Our histogram and probability plot raise some questions about the assumption of approximately normality. However we have a decently large sample size (\(n = 46\)) and we’re testing hypotheses about the equality of the mean (which tends to be fairly robust to departures from normality), so we decide to proceed (cautiously) under the normal assumption.

Confidence interval for mean total length

null.totalL <- 86.8
mean.totalL <- mean(vic$totalL)
sd.totalL <- sd(vic$totalL)
SE.totalL <- sd.totalL/sqrt(length(vic$totalL))
CI95.totalL <- c(mean.totalL - 1.96*SE.totalL, mean.totalL + 1.96*SE.totalL)
CI95.totalL
[1] 86.07 88.87

Illustration of 95% CI relative to H0 for total length

ggplot() + 
  geom_vline(xintercept = null.totalL, linetype = 'dashed') + 
  annotate("text", x = 1.01 * null.totalL, y = 2.5, label = "H0: mu = 86.8") + 
  geom_point(aes(x = mean.totalL, y = 1), color = 'red') + 
  geom_line(aes(x = CI95.totalL, y = 1), color = 'red') + 
  annotate("text", x = mean.totalL, y = 1.5, label = "Victoria mean total length\nand 95% CI", color = 'red') +
  xlim(85,90) + ylim(0,3) + labs(x = "Total Length (cm)", y = "")

Distribution of sample means under H0

H0.totalL <- 
  ggplot(data.frame(x = c(84, 90)), aes(x)) + 
  stat_function(fun = dnorm, args = list(mean = null.totalL, sd = SE.totalL), n = 200) +
  labs(x = "Mean Total Length (cm)", y = "Density", 
       title = "Sampling Distrbution of Mean Total Length\nUnder the Null Hypothesis") +
  xlim(84,90)

H0.totalL + 
  geom_segment(aes(x = mean.totalL, y = 0.2, 
                   xend = mean.totalL, yend = 0),
               color = 'red',
               arrow = arrow(length = unit(0.5, "cm"))) + 
  annotate("text", x = mean.totalL, y = 0.3, label = "Victoria mean\ntotal length", color = 'red')   

Z-score for observed mean relative to distn of samples means under H0

z.totalL = (mean.totalL - null.totalL)/SE.totalL
z.totalL
[1] 0.9341

Figure illustrating region of PDF at least as extreme as observed mean

x.totalL <- seq(84,90,length.out = 200)
density.totalL <- dnorm(x.totalL, mean = null.totalL, sd = SE.totalL)
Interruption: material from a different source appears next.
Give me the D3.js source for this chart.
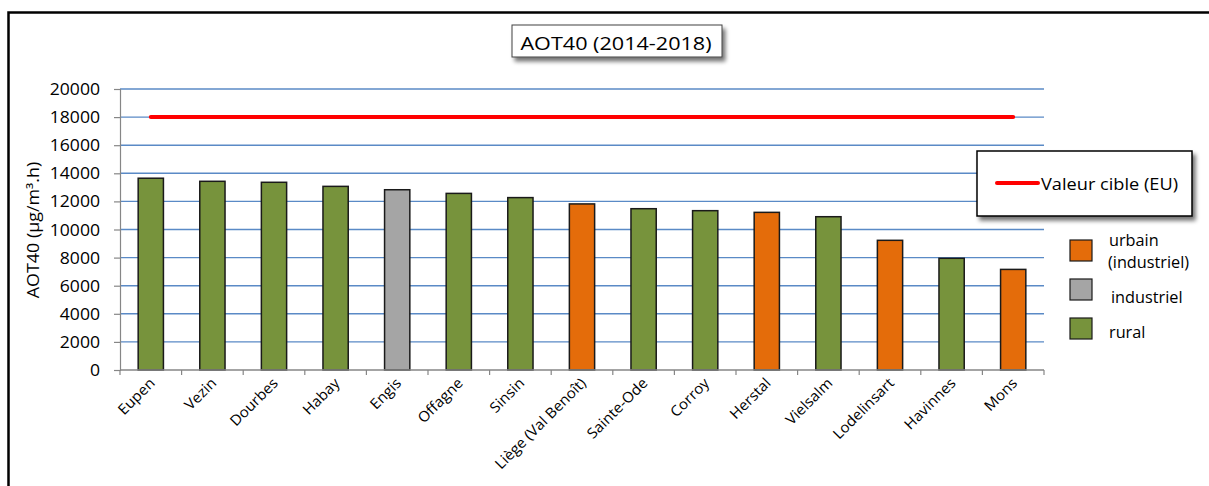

left.area <- seq(84, null.totalL - z.totalL * SE.totalL, length.out = 100)
right.area <- seq(null.totalL + z.totalL * SE.totalL, 90, length.out= 100)

ggplot() + 
  geom_line(aes(x = x.totalL, y = density.totalL)) + 
  geom_area(aes(x = left.area, y = dnorm(left.area, mean = null.totalL, sd = SE.totalL)),
            fill = "gray") + 
  geom_area(aes(x = right.area, y = dnorm(right.area, mean = null.totalL, sd = SE.totalL)),
            fill = "gray")

P-value for two-sided test

p.value.2sided <- 2 * pnorm(abs(z.totalL), lower.tail = FALSE)
p.value.2sided
[1] 0.3503

Outcomes of hypothesis tests

In standard statistical hypothesis testing there are two real possibilities – the null hypothesis is true or the alternative hypothesis is true. When you carry out a hypothesis test, there are two possible test outcomes – you reject the null hypothesis or you fail to reject the null hypothesis. It is typical to represent the different combinations of the reality / statistical tests in a table like the following:

do not reject \(H_0\) reject \(H_0\)
\(H_0\) true okay Type 1 error (false positive), \(\alpha\)
\(H_A\) true Type 2 error (false negative), \(\beta\) okay

When we specify a significance threshold, \(\alpha\), for hypothesis testing, this controls the Type I error (false positive rate) of our test. The false negative rate is often referred to as \(\beta\). In general, there is a tradeoff between the false positive and false negative rate – the lower the false positive rate the higher the false negative rate, and vice versa.